• Given data:
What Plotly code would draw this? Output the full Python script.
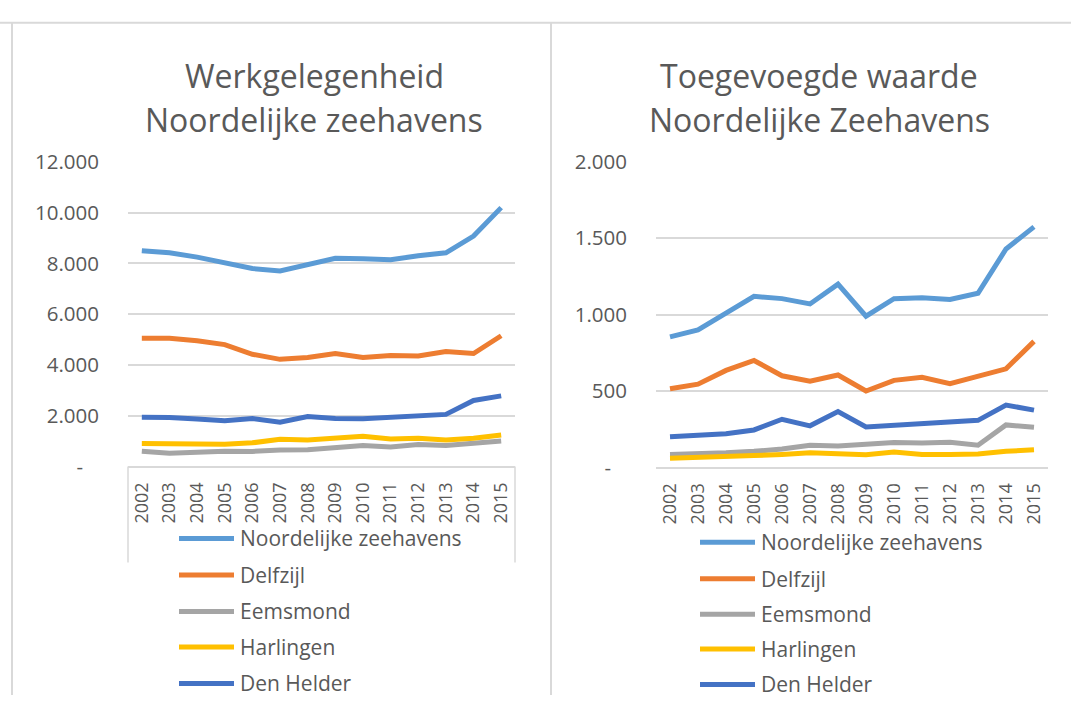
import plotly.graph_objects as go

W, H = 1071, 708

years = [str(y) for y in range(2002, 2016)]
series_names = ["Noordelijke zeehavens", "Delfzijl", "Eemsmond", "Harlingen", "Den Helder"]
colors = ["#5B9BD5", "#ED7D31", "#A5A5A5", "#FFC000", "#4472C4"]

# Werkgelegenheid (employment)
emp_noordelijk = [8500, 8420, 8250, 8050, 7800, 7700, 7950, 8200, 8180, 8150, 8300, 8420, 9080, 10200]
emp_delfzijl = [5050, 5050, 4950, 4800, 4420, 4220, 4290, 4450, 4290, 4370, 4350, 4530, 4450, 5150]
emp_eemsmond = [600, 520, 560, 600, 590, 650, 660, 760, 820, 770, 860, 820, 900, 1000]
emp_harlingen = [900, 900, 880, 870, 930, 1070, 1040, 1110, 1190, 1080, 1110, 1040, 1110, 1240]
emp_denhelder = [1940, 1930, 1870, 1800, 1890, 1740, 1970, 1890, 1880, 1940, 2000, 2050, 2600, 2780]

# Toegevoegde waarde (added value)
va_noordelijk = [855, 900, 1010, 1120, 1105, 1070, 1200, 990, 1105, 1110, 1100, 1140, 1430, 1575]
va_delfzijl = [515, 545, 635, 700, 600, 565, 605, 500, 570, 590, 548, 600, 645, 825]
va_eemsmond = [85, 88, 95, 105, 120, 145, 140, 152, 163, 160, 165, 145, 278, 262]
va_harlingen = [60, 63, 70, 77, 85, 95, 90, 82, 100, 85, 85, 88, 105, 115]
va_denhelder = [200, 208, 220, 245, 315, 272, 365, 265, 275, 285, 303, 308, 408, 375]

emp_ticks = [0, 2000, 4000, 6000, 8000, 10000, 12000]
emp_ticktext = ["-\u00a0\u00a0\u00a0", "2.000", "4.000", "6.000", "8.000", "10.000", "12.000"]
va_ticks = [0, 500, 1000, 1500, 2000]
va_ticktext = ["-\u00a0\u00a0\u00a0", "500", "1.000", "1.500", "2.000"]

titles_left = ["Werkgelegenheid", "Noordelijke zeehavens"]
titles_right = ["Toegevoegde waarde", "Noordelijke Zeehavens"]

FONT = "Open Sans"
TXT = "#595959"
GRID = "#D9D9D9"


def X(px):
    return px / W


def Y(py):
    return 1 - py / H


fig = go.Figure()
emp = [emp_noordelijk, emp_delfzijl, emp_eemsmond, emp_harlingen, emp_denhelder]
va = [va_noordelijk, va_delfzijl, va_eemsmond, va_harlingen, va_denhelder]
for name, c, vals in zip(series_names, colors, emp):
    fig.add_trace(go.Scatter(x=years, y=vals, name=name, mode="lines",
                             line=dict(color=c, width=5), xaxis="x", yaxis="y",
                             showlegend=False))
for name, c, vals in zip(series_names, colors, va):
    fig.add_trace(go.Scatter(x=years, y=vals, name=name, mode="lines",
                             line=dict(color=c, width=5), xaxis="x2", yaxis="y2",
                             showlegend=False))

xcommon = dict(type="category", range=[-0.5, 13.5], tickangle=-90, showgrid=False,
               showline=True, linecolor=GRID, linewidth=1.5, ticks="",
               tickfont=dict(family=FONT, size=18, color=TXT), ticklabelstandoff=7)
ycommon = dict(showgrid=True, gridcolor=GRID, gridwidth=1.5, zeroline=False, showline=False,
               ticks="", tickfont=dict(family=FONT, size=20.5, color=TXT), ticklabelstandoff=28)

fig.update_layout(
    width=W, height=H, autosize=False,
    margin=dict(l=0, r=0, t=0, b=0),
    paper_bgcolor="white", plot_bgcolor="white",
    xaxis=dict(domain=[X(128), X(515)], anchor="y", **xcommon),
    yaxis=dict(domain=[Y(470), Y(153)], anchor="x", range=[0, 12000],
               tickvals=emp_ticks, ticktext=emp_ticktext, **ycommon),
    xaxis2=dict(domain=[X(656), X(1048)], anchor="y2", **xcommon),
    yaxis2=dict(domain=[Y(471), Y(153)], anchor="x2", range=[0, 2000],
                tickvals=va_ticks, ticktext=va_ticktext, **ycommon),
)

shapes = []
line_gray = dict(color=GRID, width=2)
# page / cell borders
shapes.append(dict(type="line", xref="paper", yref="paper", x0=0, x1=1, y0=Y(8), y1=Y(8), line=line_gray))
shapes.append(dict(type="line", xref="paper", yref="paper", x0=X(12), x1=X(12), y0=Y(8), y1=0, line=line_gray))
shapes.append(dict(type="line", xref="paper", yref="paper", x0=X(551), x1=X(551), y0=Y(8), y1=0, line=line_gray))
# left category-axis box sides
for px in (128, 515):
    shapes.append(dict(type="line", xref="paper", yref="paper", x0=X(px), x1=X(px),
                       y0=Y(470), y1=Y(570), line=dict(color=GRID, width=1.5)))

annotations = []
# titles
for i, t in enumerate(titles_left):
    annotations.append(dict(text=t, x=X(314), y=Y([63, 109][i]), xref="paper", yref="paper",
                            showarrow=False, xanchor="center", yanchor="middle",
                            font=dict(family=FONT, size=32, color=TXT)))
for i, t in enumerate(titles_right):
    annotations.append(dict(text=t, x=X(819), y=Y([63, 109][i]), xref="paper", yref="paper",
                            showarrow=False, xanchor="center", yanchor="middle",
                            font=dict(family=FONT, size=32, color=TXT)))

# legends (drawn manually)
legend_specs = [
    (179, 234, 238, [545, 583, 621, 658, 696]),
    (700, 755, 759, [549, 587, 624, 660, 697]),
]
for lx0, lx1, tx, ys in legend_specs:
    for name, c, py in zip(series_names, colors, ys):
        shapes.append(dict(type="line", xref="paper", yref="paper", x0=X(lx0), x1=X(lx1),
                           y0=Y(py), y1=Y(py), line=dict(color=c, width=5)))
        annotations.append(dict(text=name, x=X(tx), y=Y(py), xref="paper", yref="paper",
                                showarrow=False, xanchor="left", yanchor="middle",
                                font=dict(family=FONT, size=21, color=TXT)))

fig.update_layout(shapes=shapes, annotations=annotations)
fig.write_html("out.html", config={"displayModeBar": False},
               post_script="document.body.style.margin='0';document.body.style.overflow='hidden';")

• Exercise brief:
All of the data needs repeating exactly, but the pictures do not.

• Result of the exercise:
What Plotly code would draw this? Output the full Python script.
import plotly.graph_objects as go

W, H = 1071, 708

years = [str(y) for y in range(2002, 2016)]
series_names = ["Noordelijke zeehavens", "Delfzijl", "Eemsmond", "Harlingen", "Den Helder"]
colors = ["#5B9BD5", "#ED7D31", "#A5A5A5", "#FFC000", "#4472C4"]

# Werkgelegenheid (employment)
emp_noordelijk = [8500, 8420, 8250, 8050, 7800, 7700, 7950, 8200, 8180, 8150, 8300, 8420, 9080, 10200]
emp_delfzijl = [5050, 5050, 4950, 4800, 4420, 4220, 4290, 4450, 4290, 4370, 4350, 4530, 4450, 5150]
emp_eemsmond = [600, 520, 560, 600, 590, 650, 660, 760, 820, 770, 860, 820, 900, 1000]
emp_harlingen = [900, 900, 880, 870, 930, 1070, 1040, 1110, 1190, 1080, 1110, 1040, 1110, 1240]
emp_denhelder = [1940, 1930, 1870, 1800, 1890, 1740, 1970, 1890, 1880, 1940, 2000, 2050, 2600, 2780]

# Toegevoegde waarde (added value)
va_noordelijk = [855, 900, 1010, 1120, 1105, 1070, 1200, 990, 1105, 1110, 1100, 1140, 1430, 1575]
va_delfzijl = [515, 545, 635, 700, 600, 565, 605, 500, 570, 590, 548, 600, 645, 825]
va_eemsmond = [85, 88, 95, 105, 120, 145, 140, 152, 163, 160, 165, 145, 278, 262]
va_harlingen = [60, 63, 70, 77, 85, 95, 90, 82, 100, 85, 85, 88, 105, 115]
va_denhelder = [200, 208, 220, 245, 315, 272, 365, 265, 275, 285, 303, 308, 408, 375]

emp_ticks = [0, 2000, 4000, 6000, 8000, 10000, 12000]
emp_ticktext = ["-\u00a0\u00a0\u00a0", "2.000", "4.000", "6.000", "8.000", "10.000", "12.000"]
va_ticks = [0, 500, 1000, 1500, 2000]
va_ticktext = ["-\u00a0\u00a0\u00a0", "500", "1.000", "1.500", "2.000"]

titles_left = ["Werkgelegenheid", "Noordelijke zeehavens"]
titles_right = ["Toegevoegde waarde", "Noordelijke Zeehavens"]

FONT = "Open Sans"
TXT = "#595959"
GRID = "#D9D9D9"


def X(px):
    return px / W


def Y(py):
    return 1 - py / H


fig = go.Figure()
emp = [emp_noordelijk, emp_delfzijl, emp_eemsmond, emp_harlingen, emp_denhelder]
va = [va_noordelijk, va_delfzijl, va_eemsmond, va_harlingen, va_denhelder]
for name, c, vals in zip(series_names, colors, emp):
    fig.add_trace(go.Scatter(x=years, y=vals, name=name, mode="lines",
                             line=dict(color=c, width=5), xaxis="x", yaxis="y",
                             showlegend=False))
for name, c, vals in zip(series_names, colors, va):
    fig.add_trace(go.Scatter(x=years, y=vals, name=name, mode="lines",
                             line=dict(color=c, width=5), xaxis="x2", yaxis="y2",
                             showlegend=False))

xcommon = dict(type="category", range=[-0.5, 13.5], tickangle=-90, showgrid=False,
               showline=True, linecolor=GRID, linewidth=1.5, ticks="",
               tickfont=dict(family=FONT, size=18, color=TXT), ticklabelstandoff=7)
ycommon = dict(showgrid=True, gridcolor=GRID, gridwidth=1.5, zeroline=False, showline=False,
               ticks="", tickfont=dict(family=FONT, size=20.5, color=TXT), ticklabelstandoff=28)

fig.update_layout(
    width=W, height=H, autosize=False,
    margin=dict(l=0, r=0, t=0, b=0),
    paper_bgcolor="white", plot_bgcolor="white",
    xaxis=dict(domain=[X(128), X(515)], anchor="y", **xcommon),
    yaxis=dict(domain=[Y(470), Y(153)], anchor="x", range=[0, 12000],
               tickvals=emp_ticks, ticktext=emp_ticktext, **ycommon),
    xaxis2=dict(domain=[X(656), X(1048)], anchor="y2", **xcommon),
    yaxis2=dict(domain=[Y(471), Y(153)], anchor="x2", range=[0, 2000],
                tickvals=va_ticks, ticktext=va_ticktext, **ycommon),
)

shapes = []
line_gray = dict(color=GRID, width=2)
# page / cell borders
shapes.append(dict(type="line", xref="paper", yref="paper", x0=0, x1=1, y0=Y(8), y1=Y(8), line=line_gray))
shapes.append(dict(type="line", xref="paper", yref="paper", x0=X(12), x1=X(12), y0=Y(8), y1=0, line=line_gray))
shapes.append(dict(type="line", xref="paper", yref="paper", x0=X(551), x1=X(551), y0=Y(8), y1=0, line=line_gray))
# left category-axis box sides
for px in (128, 515):
    shapes.append(dict(type="line", xref="paper", yref="paper", x0=X(px), x1=X(px),
                       y0=Y(470), y1=Y(570), line=dict(color=GRID, width=1.5)))

annotations = []
# titles
for i, t in enumerate(titles_left):
    annotations.append(dict(text=t, x=X(314), y=Y([63, 109][i]), xref="paper", yref="paper",
                            showarrow=False, xanchor="center", yanchor="middle",
                            font=dict(family=FONT, size=32, color=TXT)))
for i, t in enumerate(titles_right):
    annotations.append(dict(text=t, x=X(819), y=Y([63, 109][i]), xref="paper", yref="paper",
                            showarrow=False, xanchor="center", yanchor="middle",
                            font=dict(family=FONT, size=32, color=TXT)))

# legends (drawn manually)
legend_specs = [
    (179, 234, 238, [545, 583, 621, 658, 696]),
    (700, 755, 759, [549, 587, 624, 660, 697]),
]
for lx0, lx1, tx, ys in legend_specs:
    for name, c, py in zip(series_names, colors, ys):
        shapes.append(dict(type="line", xref="paper", yref="paper", x0=X(lx0), x1=X(lx1),
                           y0=Y(py), y1=Y(py), line=dict(color=c, width=5)))
        annotations.append(dict(text=name, x=X(tx), y=Y(py), xref="paper", yref="paper",
                                showarrow=False, xanchor="left", yanchor="middle",
                                font=dict(family=FONT, size=21, color=TXT)))

fig.update_layout(shapes=shapes, annotations=annotations)
fig.write_html("out.html", config={"displayModeBar": False},
               post_script="document.body.style.margin='0';document.body.style.overflow='hidden';")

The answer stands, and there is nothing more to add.